** begin SOURCE MATERIAL **

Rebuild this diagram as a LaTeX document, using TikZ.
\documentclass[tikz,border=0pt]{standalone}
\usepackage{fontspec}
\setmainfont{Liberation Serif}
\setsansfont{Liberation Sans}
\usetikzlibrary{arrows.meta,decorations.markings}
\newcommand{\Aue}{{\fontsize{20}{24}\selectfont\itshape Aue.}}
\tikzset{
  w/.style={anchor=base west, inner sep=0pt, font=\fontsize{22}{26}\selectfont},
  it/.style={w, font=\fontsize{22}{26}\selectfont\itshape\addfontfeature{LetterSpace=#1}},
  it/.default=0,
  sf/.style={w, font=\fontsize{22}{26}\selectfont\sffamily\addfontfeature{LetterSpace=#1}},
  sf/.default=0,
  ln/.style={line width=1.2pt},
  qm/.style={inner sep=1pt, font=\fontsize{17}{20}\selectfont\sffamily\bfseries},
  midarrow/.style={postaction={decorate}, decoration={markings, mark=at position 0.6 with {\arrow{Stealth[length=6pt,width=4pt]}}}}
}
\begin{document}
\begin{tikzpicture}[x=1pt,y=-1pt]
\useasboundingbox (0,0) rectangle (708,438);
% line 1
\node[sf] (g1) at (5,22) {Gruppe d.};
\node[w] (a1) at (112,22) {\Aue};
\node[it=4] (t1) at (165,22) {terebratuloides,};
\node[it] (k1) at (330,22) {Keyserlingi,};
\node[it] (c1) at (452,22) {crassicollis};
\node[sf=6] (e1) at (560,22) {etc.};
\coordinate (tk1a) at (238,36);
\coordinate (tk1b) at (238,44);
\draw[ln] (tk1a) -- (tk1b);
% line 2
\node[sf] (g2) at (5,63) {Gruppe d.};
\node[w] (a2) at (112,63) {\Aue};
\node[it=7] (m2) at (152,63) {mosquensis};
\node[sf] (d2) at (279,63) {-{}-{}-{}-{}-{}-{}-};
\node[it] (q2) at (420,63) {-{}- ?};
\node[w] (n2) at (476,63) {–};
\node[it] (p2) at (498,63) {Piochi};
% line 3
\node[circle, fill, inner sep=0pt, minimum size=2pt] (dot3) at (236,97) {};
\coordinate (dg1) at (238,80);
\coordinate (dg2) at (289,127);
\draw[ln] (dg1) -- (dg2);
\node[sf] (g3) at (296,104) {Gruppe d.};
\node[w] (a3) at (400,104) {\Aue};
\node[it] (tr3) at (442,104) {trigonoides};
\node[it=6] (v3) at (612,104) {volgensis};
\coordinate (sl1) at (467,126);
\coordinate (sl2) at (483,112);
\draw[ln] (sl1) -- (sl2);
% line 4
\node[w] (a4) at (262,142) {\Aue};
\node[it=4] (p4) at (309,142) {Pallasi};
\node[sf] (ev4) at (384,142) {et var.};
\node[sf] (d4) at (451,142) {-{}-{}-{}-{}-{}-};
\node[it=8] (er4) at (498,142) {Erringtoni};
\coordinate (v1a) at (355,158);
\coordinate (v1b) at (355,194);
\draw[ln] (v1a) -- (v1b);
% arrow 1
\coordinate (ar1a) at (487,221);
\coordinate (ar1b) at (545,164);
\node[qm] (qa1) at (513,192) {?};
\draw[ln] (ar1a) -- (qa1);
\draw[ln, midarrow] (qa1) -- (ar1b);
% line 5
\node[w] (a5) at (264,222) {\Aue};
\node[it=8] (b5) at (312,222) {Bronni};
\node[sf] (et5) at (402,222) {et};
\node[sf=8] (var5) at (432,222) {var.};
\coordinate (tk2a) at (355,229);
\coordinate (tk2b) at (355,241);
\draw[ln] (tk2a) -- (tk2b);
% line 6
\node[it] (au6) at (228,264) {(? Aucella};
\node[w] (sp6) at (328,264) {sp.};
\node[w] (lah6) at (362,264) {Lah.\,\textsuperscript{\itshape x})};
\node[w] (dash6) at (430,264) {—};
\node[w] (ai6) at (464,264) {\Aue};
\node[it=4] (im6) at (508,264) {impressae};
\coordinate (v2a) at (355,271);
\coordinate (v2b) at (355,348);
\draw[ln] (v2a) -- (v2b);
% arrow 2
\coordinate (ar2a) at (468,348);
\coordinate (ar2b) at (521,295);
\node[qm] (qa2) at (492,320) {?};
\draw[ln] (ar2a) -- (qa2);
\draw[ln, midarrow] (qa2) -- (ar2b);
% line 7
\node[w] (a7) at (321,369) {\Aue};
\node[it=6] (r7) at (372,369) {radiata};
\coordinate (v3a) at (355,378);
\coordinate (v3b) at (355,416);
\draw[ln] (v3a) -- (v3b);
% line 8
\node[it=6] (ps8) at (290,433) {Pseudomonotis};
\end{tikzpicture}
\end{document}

** end SOURCE MATERIAL **

Copy out each line above, character for character.

Rebuild this diagram as a LaTeX document, using TikZ.
\documentclass[tikz,border=0pt]{standalone}
\usepackage{fontspec}
\setmainfont{Liberation Serif}
\setsansfont{Liberation Sans}
\usetikzlibrary{arrows.meta,decorations.markings}
\newcommand{\Aue}{{\fontsize{20}{24}\selectfont\itshape Aue.}}
\tikzset{
  w/.style={anchor=base west, inner sep=0pt, font=\fontsize{22}{26}\selectfont},
  it/.style={w, font=\fontsize{22}{26}\selectfont\itshape\addfontfeature{LetterSpace=#1}},
  it/.default=0,
  sf/.style={w, font=\fontsize{22}{26}\selectfont\sffamily\addfontfeature{LetterSpace=#1}},
  sf/.default=0,
  ln/.style={line width=1.2pt},
  qm/.style={inner sep=1pt, font=\fontsize{17}{20}\selectfont\sffamily\bfseries},
  midarrow/.style={postaction={decorate}, decoration={markings, mark=at position 0.6 with {\arrow{Stealth[length=6pt,width=4pt]}}}}
}
\begin{document}
\begin{tikzpicture}[x=1pt,y=-1pt]
\useasboundingbox (0,0) rectangle (708,438);
% line 1
\node[sf] (g1) at (5,22) {Gruppe d.};
\node[w] (a1) at (112,22) {\Aue};
\node[it=4] (t1) at (165,22) {terebratuloides,};
\node[it] (k1) at (330,22) {Keyserlingi,};
\node[it] (c1) at (452,22) {crassicollis};
\node[sf=6] (e1) at (560,22) {etc.};
\coordinate (tk1a) at (238,36);
\coordinate (tk1b) at (238,44);
\draw[ln] (tk1a) -- (tk1b);
% line 2
\node[sf] (g2) at (5,63) {Gruppe d.};
\node[w] (a2) at (112,63) {\Aue};
\node[it=7] (m2) at (152,63) {mosquensis};
\node[sf] (d2) at (279,63) {-{}-{}-{}-{}-{}-{}-};
\node[it] (q2) at (420,63) {-{}- ?};
\node[w] (n2) at (476,63) {–};
\node[it] (p2) at (498,63) {Piochi};
% line 3
\node[circle, fill, inner sep=0pt, minimum size=2pt] (dot3) at (236,97) {};
\coordinate (dg1) at (238,80);
\coordinate (dg2) at (289,127);
\draw[ln] (dg1) -- (dg2);
\node[sf] (g3) at (296,104) {Gruppe d.};
\node[w] (a3) at (400,104) {\Aue};
\node[it] (tr3) at (442,104) {trigonoides};
\node[it=6] (v3) at (612,104) {volgensis};
\coordinate (sl1) at (467,126);
\coordinate (sl2) at (483,112);
\draw[ln] (sl1) -- (sl2);
% line 4
\node[w] (a4) at (262,142) {\Aue};
\node[it=4] (p4) at (309,142) {Pallasi};
\node[sf] (ev4) at (384,142) {et var.};
\node[sf] (d4) at (451,142) {-{}-{}-{}-{}-{}-};
\node[it=8] (er4) at (498,142) {Erringtoni};
\coordinate (v1a) at (355,158);
\coordinate (v1b) at (355,194);
\draw[ln] (v1a) -- (v1b);
% arrow 1
\coordinate (ar1a) at (487,221);
\coordinate (ar1b) at (545,164);
\node[qm] (qa1) at (513,192) {?};
\draw[ln] (ar1a) -- (qa1);
\draw[ln, midarrow] (qa1) -- (ar1b);
% line 5
\node[w] (a5) at (264,222) {\Aue};
\node[it=8] (b5) at (312,222) {Bronni};
\node[sf] (et5) at (402,222) {et};
\node[sf=8] (var5) at (432,222) {var.};
\coordinate (tk2a) at (355,229);
\coordinate (tk2b) at (355,241);
\draw[ln] (tk2a) -- (tk2b);
% line 6
\node[it] (au6) at (228,264) {(? Aucella};
\node[w] (sp6) at (328,264) {sp.};
\node[w] (lah6) at (362,264) {Lah.\,\textsuperscript{\itshape x})};
\node[w] (dash6) at (430,264) {—};
\node[w] (ai6) at (464,264) {\Aue};
\node[it=4] (im6) at (508,264) {impressae};
\coordinate (v2a) at (355,271);
\coordinate (v2b) at (355,348);
\draw[ln] (v2a) -- (v2b);
% arrow 2
\coordinate (ar2a) at (468,348);
\coordinate (ar2b) at (521,295);
\node[qm] (qa2) at (492,320) {?};
\draw[ln] (ar2a) -- (qa2);
\draw[ln, midarrow] (qa2) -- (ar2b);
% line 7
\node[w] (a7) at (321,369) {\Aue};
\node[it=6] (r7) at (372,369) {radiata};
\coordinate (v3a) at (355,378);
\coordinate (v3b) at (355,416);
\draw[ln] (v3a) -- (v3b);
% line 8
\node[it=6] (ps8) at (290,433) {Pseudomonotis};
\end{tikzpicture}
\end{document}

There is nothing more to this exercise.